VETime: Vision Enhanced Zero-Shot Time Series Anomaly Detection

TL;DR

VETime tackles the dual challenge of point and context anomalies in time-series data under zero-shot settings by unifying temporal and visual representations. It introduces a four-part pipeline comprising Reversible Image Conversion, Patch-Level Temporal Alignment, Anomaly Window Contrastive Learning, and Task-Adaptive Multi-Modal Fusion to enable fine-grained cross-modal interaction and dynamic fusion. Empirical results across 11 univariate datasets show VETime achieves state-of-the-art zero-shot performance with superior localization accuracy and substantially lower computational cost than vision-based approaches. The framework demonstrates strong generalization, supports multivariate extensions, and offers practical potential for robust, parameter-efficient TSAD in diverse domains.

Abstract

Time-series anomaly detection (TSAD) requires identifying both immediate Point Anomalies and long-range Context Anomalies. However, existing foundation models face a fundamental trade-off: 1D temporal models provide fine-grained pointwise localization but lack a global contextual perspective, while 2D vision-based models capture global patterns but suffer from information bottlenecks due to a lack of temporal alignment and coarse-grained pointwise detection. To resolve this dilemma, we propose VETime, the first TSAD framework that unifies temporal and visual modalities through fine-grained visual-temporal alignment and dynamic fusion. VETime introduces a Reversible Image Conversion and a Patch-Level Temporal Alignment module to establish a shared visual-temporal timeline, preserving discriminative details while maintaining temporal sensitivity. Furthermore, we design an Anomaly Window Contrastive Learning mechanism and a Task-Adaptive Multi-Modal Fusion to adaptively integrate the complementary perceptual strengths of both modalities. Extensive experiments demonstrate that VETime significantly outperforms state-of-the-art models in zero-shot scenarios, achieving superior localization precision with lower computational overhead than current vision-based approaches. Code available at: https://github.com/yyyangcoder/VETime.

Figures (10)

• Figure 1: Comparison of the previous TSAD methods and the proposed VETime.
• Figure 2: Overview of the proposed framework.

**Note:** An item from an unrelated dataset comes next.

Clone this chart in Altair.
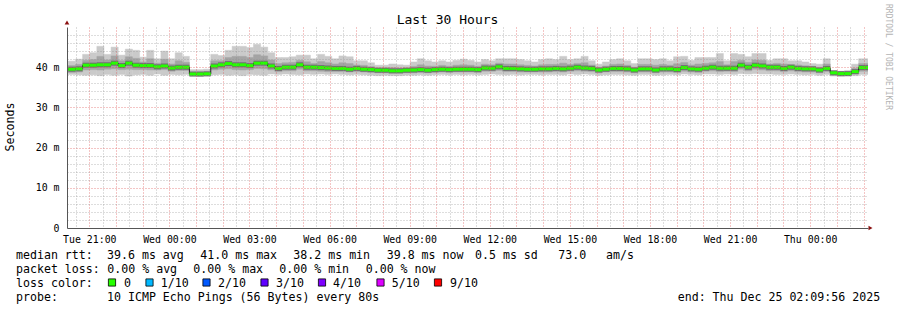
import altair as alt
import pandas as pd

# ---------------- data ----------------
STEP_START = "2025-12-23 19:57:00"   # first (partly hidden) 16-minute step
STEP_MINUTES = 16

median = [
    39.5, 39.5, 39.6, 40.5, 40.5, 40.6, 40.6, 41.0, 40.4, 41.0,
    40.5, 40.4, 40.4, 40.1, 40.3, 39.8, 40.0, 40.0, 38.3, 38.3,
    38.35, 40.3, 40.6, 40.9, 40.6, 40.6, 40.4, 41.0, 41.0, 40.3,
    39.7, 40.0, 40.0, 40.6, 40.0, 40.0, 39.9, 39.8, 39.7, 39.7,
    39.5, 39.7, 39.5, 39.4, 39.25, 39.25, 39.1, 39.1, 39.25, 39.3,
    39.4, 39.25, 39.4, 39.5, 39.4, 39.5, 39.5, 39.5, 39.4, 39.8,
    39.75, 40.1, 39.7, 39.7, 39.6, 39.5, 39.5, 39.6, 39.6, 39.7,
    39.6, 39.75, 40.0, 39.8, 39.7, 39.3, 39.5, 39.7, 39.7, 39.6,
    39.3, 39.6, 39.6, 39.3, 39.6, 39.6, 39.4, 39.9, 39.6, 39.5,
    39.75, 40.0, 39.75, 39.75, 39.75, 40.5, 40.0, 40.5, 40.3, 40.0,
    40.0, 39.7, 40.0, 39.7, 39.6, 39.6, 39.3, 39.7, 38.6, 38.4,
    38.4, 38.9, 39.9, 39.9,
]
smoke_hi1 = [
    41.5, 41.5, 42.0, 43.2, 43.6, 45.2, 43.2, 45.0, 43.0, 44.5,
    44.2, 42.5, 44.2, 42.1, 44.0, 42.1, 43.6, 42.7, 39.4, 39.4,
    39.5, 43.2, 42.9, 44.2, 45.2, 45.2, 44.9, 45.7, 45.0, 43.6,
    42.4, 42.4, 42.6, 43.0, 43.0, 42.1, 43.2, 42.7, 42.1, 42.8,
    42.6, 41.6, 41.6, 41.1, 40.5, 40.5, 40.8, 40.6, 40.5, 41.3,
    42.1, 41.6, 41.3, 41.6, 41.3, 41.7, 42.0, 41.7, 41.3, 41.9,
    41.6, 42.1, 42.1, 42.1, 41.9, 41.6, 41.3, 41.9, 42.1, 41.9,
    42.7, 41.9, 42.1, 42.7, 41.6, 40.75, 41.3, 41.9, 42.1, 41.6,
    40.9, 42.1, 42.1, 41.9, 42.1, 41.6, 42.6, 42.7, 41.7, 42.4,
    42.4, 42.4, 43.4, 41.6, 43.4, 43.2, 42.6, 43.4, 43.4, 41.7,
    42.1, 42.1, 41.6, 41.6, 41.3, 40.9, 40.75, 42.1, 39.1, 39.0,
    39.2, 40.75, 42.1, 42.1,
]
smoke_hi2 = [
    40.4, 40.4, 40.7, 41.7, 41.9, 42.7, 41.8, 42.8, 41.6, 42.6,
    42.2, 41.3, 42.1, 41.0, 42.0, 40.8, 41.6, 41.2, 38.8, 38.8,
    38.85, 41.6, 41.6, 42.4, 42.7, 42.7, 42.4, 43.1, 42.8, 41.8,
    40.9, 41.1, 41.2, 41.7, 41.35, 40.95, 41.4, 41.1, 40.8, 41.1,
    40.9, 40.55, 40.45, 40.15, 39.8, 39.8, 39.9, 39.8, 39.8, 40.2,
    40.6, 40.3, 40.25, 40.45, 40.25, 40.5, 40.6, 40.5, 40.25, 40.75,
    40.6, 41.0, 40.8, 40.8, 40.6, 40.45, 40.3, 40.6, 40.7, 40.7,
    41.0, 40.7, 40.95, 41.1, 40.55, 39.95, 40.3, 40.7, 40.8, 40.5,
    40.0, 40.7, 40.7, 40.5, 40.7, 40.5, 40.85, 41.15, 40.55, 40.8,
    40.95, 41.1, 41.4, 40.6, 41.4, 41.7, 41.2, 41.8, 41.7, 40.75,
    40.95, 40.8, 40.7, 40.55, 40.35, 40.2, 39.95, 40.8, 38.85, 38.7,
    38.75, 39.75, 40.9, 40.9,
]
smoke_lo1 = [
    38.2, 38.2, 38.1, 38.0, 38.1, 37.9, 38.2, 38.0, 38.2, 37.8,
    38.1, 38.2, 38.0, 38.3, 38.0, 38.2, 38.1, 38.2, 37.8, 37.7,
    37.8, 38.1, 38.2, 38.0, 38.1, 37.9, 38.2, 38.1, 38.0, 38.3,
    38.2, 38.3, 38.2, 38.1, 38.3, 38.2, 38.3, 38.2, 38.3, 38.2,
    38.1, 38.2, 38.1, 38.0, 37.9, 38.0, 37.9, 37.9, 38.0, 38.0,
    38.1, 38.0, 38.1, 38.2, 38.1, 38.2, 38.1, 38.2, 38.1, 38.2,
    38.3, 38.2, 38.1, 38.2, 38.1, 38.2, 38.2, 38.1, 38.2, 38.2,
    38.1, 38.3, 38.2, 38.3, 38.2, 38.0, 38.1, 38.2, 38.2, 38.1,
    38.0, 38.2, 38.2, 38.0, 38.1, 38.2, 38.1, 38.3, 38.2, 38.1,
    38.3, 38.3, 38.2, 38.3, 38.2, 38.4, 38.3, 38.4, 38.3, 38.3,
    38.2, 38.2, 38.3, 38.2, 38.1, 38.2, 38.0, 38.2, 37.8, 37.7,
    37.8, 37.9, 38.2, 38.2,
]
smoke_lo2 = [
    38.7, 38.7, 38.8, 39.3, 39.4, 39.3, 39.5, 39.6, 39.4, 39.5,
    39.4, 39.4, 39.3, 39.3, 39.4, 39.0, 39.2, 39.2, 37.95, 37.9,
    37.95, 39.3, 39.5, 39.6, 39.4, 39.3, 39.4, 39.7, 39.6, 39.3,
    38.9, 39.1, 39.1, 39.5, 39.1, 39.1, 39.0, 38.9, 38.9, 38.9,
    38.8, 38.9, 38.8, 38.7, 38.6, 38.6, 38.5, 38.5, 38.6, 38.6,
    38.7, 38.6, 38.7, 38.8, 38.7, 38.8, 38.8, 38.8, 38.7, 39.0,
    39.0, 39.2, 38.9, 38.9, 38.8, 38.8, 38.8, 38.8, 38.8, 38.9,
    38.8, 39.0, 39.1, 39.0, 38.9, 38.6, 38.8, 38.9, 38.9, 38.8,
    38.6, 38.8, 38.8, 38.6, 38.8, 38.8, 38.7, 39.0, 38.8, 38.7,
    39.0, 39.1, 38.9, 39.0, 38.9, 39.5, 39.1, 39.5, 39.3, 39.1,
    39.1, 38.9, 39.1, 38.9, 38.8, 38.8, 38.6, 38.9, 38.1, 37.95,
    38.0, 38.3, 39.0, 39.0,
]
assert len(median) == len(smoke_hi1) == len(smoke_hi2) == len(smoke_lo1) == len(smoke_lo2)

title_text = "Last 30 Hours"
y_title = "Seconds"
watermark = "RRDTOOL / TOBI OETIKER"

legend_rows = [
    ["median rtt:", "39.6 ms avg", "41.0 ms max", "38.2 ms min", "39.8 ms now", "0.5 ms sd", "73.0", "am/s"],
    ["packet loss:", "0.00 % avg", "0.00 % max", "0.00 % min", "0.00 % now"],
    ["loss color:", "0", "1/10", "2/10", "3/10", "4/10", "5/10", "9/10"],
    ["probe:", "10 ICMP Echo Pings (56 Bytes) every 80s", "end: Thu Dec 25 02:09:56 2025"],
]
loss_colors = ["#26ff00", "#00b8ff", "#0059ff", "#5e00ff", "#7e00ff", "#dd00ff", "#ff0000"]

# ---------------- layout (pixel placement of the text pieces) ----------------
PAD_L, PAD_T = 67, 27
W, H = 801, 201
row_x = [
    [16, 107, 200.3, 293.3, 386.7, 475, 558.3, 606],
    [16, 107.3, 193.3, 279.3, 365.7],
    [16, 124, 160.7, 218, 276, 333, 391.7, 450],
    [16, 107, 677.7],
]
row_y = [258.5, 272.7, 286.9, 301]
square_x = [112, 149.5, 206.5, 264.5, 322, 380.5, 438]
square_y = 282.5

MONO = "DejaVu Sans Mono"

starts = pd.date_range(STEP_START, periods=len(median), freq=f"{STEP_MINUTES}min")
df = pd.DataFrame({
    "start": starts,
    "end": starts + pd.Timedelta(minutes=STEP_MINUTES),
    "median": median,
    "hi1": smoke_hi1, "lo1": smoke_lo1,
    "hi2": smoke_hi2, "lo2": smoke_lo2,
})


def dt(ts):
    return alt.DateTime(year=ts.year, month=ts.month, date=ts.day,
                        hours=ts.hour, minutes=ts.minute, seconds=ts.second)


t_end = pd.Timestamp("2025-12-25 02:09:56")
t_begin = t_end - pd.Timedelta(hours=30)
half_hours = pd.date_range("2025-12-23 20:30", "2025-12-25 01:30", freq="60min")
hours = pd.date_range("2025-12-23 21:00", "2025-12-25 02:00", freq="60min")
label_times = pd.date_range("2025-12-23 21:00", "2025-12-25 00:00", freq="3h")

x_scale = alt.Scale(domain=[dt(t_begin), dt(t_end)], nice=False)
y_scale = alt.Scale(domain=[0, 50], nice=False, zero=True)

gray_y = [v for v in range(2, 50, 2) if v % 10 != 0]
red_y = [10, 20, 30, 40]
lab_y = [0, 10, 20, 30, 40]

grid_common = dict(labels=False, ticks=False, domain=False, title=None, grid=True,
                   zindex=1, gridDash=[1, 2], gridWidth=1)

ax_x_gray = alt.Axis(values=[dt(t) for t in half_hours], orient="bottom",
                     gridColor="#8c8c8c", gridOpacity=0.6, **grid_common)
ax_y_gray = alt.Axis(values=gray_y, orient="left",
                     gridColor="#8c8c8c", gridOpacity=0.6, **grid_common)
ax_x_red = alt.Axis(values=[dt(t) for t in hours], orient="bottom",
                    gridColor="#e05a5a", gridOpacity=0.7, **grid_common)
ax_y_red = alt.Axis(values=red_y, orient="left",
                    gridColor="#e05a5a", gridOpacity=0.7, **grid_common)
ax_x_lab = alt.Axis(values=[dt(t) for t in label_times], orient="bottom", format="%a %H:%M",
                    grid=False, ticks=False, tickSize=0, labelPadding=14,
                    labelBaseline="alphabetic", labelFont=MONO, labelFontSize=9.9,
                    labelColor="black", domainColor="#555555", title=None, zindex=1,
                    labelOverlap=False)
ax_y_lab = alt.Axis(values=lab_y, orient="left",
                    labelExpr="datum.value == 0 ? '0' : datum.value + ' m'",
                    grid=False, ticks=False, tickSize=0, labelPadding=8,
                    labelBaseline="middle", labelFont=MONO, labelFontSize=9.9,
                    labelColor="black", domainColor="#555555", title=None, zindex=1)

base = alt.Chart(df)

smoke1 = base.mark_rect(color="#cacaca", stroke="#cacaca", strokeWidth=0.5, clip=True).encode(
    x=alt.X("start:T", scale=x_scale, axis=ax_x_gray), x2="end:T",
    y=alt.Y("lo1:Q", scale=y_scale, axis=ax_y_gray), y2="hi1:Q",
)
smoke2 = base.mark_rect(color="#a4a4a4", stroke="#a4a4a4", strokeWidth=0.5, clip=True).encode(
    x=alt.X("start:T", scale=x_scale, axis=ax_x_red), x2="end:T",
    y=alt.Y("lo2:Q", scale=y_scale, axis=ax_y_red), y2="hi2:Q",
)
dark = base.mark_rule(color="#6e6e6e", strokeWidth=5, clip=True).encode(
    x=alt.X("start:T", scale=x_scale, axis=None), x2="end:T",
    y=alt.Y("median:Q", scale=y_scale, axis=None),
)
med_line = base.mark_line(interpolate="step-after", color="#202020", strokeWidth=1, clip=True).encode(
    x=alt.X("start:T", scale=x_scale, axis=None),
    y=alt.Y("median:Q", scale=y_scale, axis=None),
)
green = base.mark_rule(color="#26ff00", strokeWidth=3, clip=True).encode(
    x=alt.X("start:T", scale=x_scale, axis=ax_x_lab), x2="end:T",
    y=alt.Y("median:Q", scale=y_scale, axis=ax_y_lab),
)

# ---- texts ----
txt_rows = []
for r, (pieces, xs) in enumerate(zip(legend_rows, row_x)):
    for p, xv in zip(pieces, xs):
        txt_rows.append({"text": p, "x": xv - PAD_L, "y": row_y[r] - PAD_T})
txt_df = pd.DataFrame(txt_rows)
legend_text = alt.Chart(txt_df).mark_text(
    font=MONO, fontSize=11.6, align="left", baseline="alphabetic", color="black"
).encode(
    x=alt.X("x:Q", scale=None, axis=None),
    y=alt.Y("y:Q", scale=None, axis=None),
    text="text:N",
)

sq_df = pd.DataFrame({"x": [v - PAD_L for v in square_x],
                      "y": [square_y - PAD_T] * len(square_x),
                      "c": loss_colors})
squares = alt.Chart(sq_df).mark_point(
    shape="square", filled=True, size=52, stroke="black", strokeWidth=0.8, opacity=1
).encode(
    x=alt.X("x:Q", scale=None, axis=None),
    y=alt.Y("y:Q", scale=None, axis=None),
    fill=alt.Fill("c:N", scale=None),
)

title_df = pd.DataFrame({"text": [title_text], "x": [447.5 - PAD_L], "y": [24 - PAD_T]})
title = alt.Chart(title_df).mark_text(
    font=MONO, fontSize=13, align="center", baseline="alphabetic", color="black"
).encode(x=alt.X("x:Q", scale=None, axis=None), y=alt.Y("y:Q", scale=None, axis=None), text="text:N")

ytitle_df = pd.DataFrame({"text": [y_title], "x": [11 - PAD_L], "y": [127 - PAD_T]})
ytitle = alt.Chart(ytitle_df).mark_text(
    font=MONO, fontSize=11.6, align="center", baseline="middle", angle=270, color="black"
).encode(x=alt.X("x:Q", scale=None, axis=None), y=alt.Y("y:Q", scale=None, axis=None), text="text:N")

wm_df = pd.DataFrame({"text": [watermark], "x": [888 - PAD_L], "y": [4 - PAD_T]})
wmark = alt.Chart(wm_df).mark_text(
    font=MONO, fontSize=8, align="left", baseline="middle", angle=90, color="#b4b4b4"
).encode(x=alt.X("x:Q", scale=None, axis=None), y=alt.Y("y:Q", scale=None, axis=None), text="text:N")

arrow_df = pd.DataFrame({"x": [0, W + 2.5], "y": [-4.5, H], "s": ["triangle-up", "triangle-right"]})
arrows = alt.Chart(arrow_df).mark_point(filled=True, size=22, color="#8b1010", opacity=1).encode(
    x=alt.X("x:Q", scale=None, axis=None),
    y=alt.Y("y:Q", scale=None, axis=None),
    shape=alt.Shape("s:N", scale=None),
)

chart = alt.layer(
    smoke1, smoke2, dark, med_line, green,
    legend_text, squares, title, ytitle, wmark, arrows,
).resolve_axis(x="independent", y="independent").properties(
    width=W, height=H,
    autosize=alt.AutoSizeParams(type="none"),
    padding={"left": PAD_L, "top": PAD_T, "right": 897 - PAD_L - W, "bottom": 310 - PAD_T - H},
    background="white",
).configure_view(stroke=None)

chart.save("out.html", embed_options={"renderer": "svg", "actions": False})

The time series is first processed by a time-series encoder to extract temporal features $F_{TS}$ while simultaneously undergoing Reversible Image Conversion to generate visual input. Then visual features $F_{V_0}$ extracted from a frozen pre-trained image encoder are subsequently transformed into $F_V$ through Patch-Level Temporal Alignment to reinforce their temporal positional association. Then, $F_{TS}$ and $F_V$ are input into the Anomaly Window Contrastive Learning to derive an anomaly-enhanced representation $F_A$. Finally, a Task-Adaptive Multi-Modal Fusion module integrates all features ($F_A$, $F_{TS}$ , $F_V$). Final outputs $F_{AD}$ and $F_{Rec}$ are mapped to the original sequence length via token projection for the respective anomaly classification and reconstruction heads.
• Figure 3: The framework of Reversible Image Conversion and Patch-level Temporal Alignment
• Figure 4: An illustration of Anomaly Window Contrastive Learning
• Figure 5: Hyperparameter analysis of $\lambda_{aw}, \lambda_{e}$, and $\tau$ in Terms of VUS-PR (%)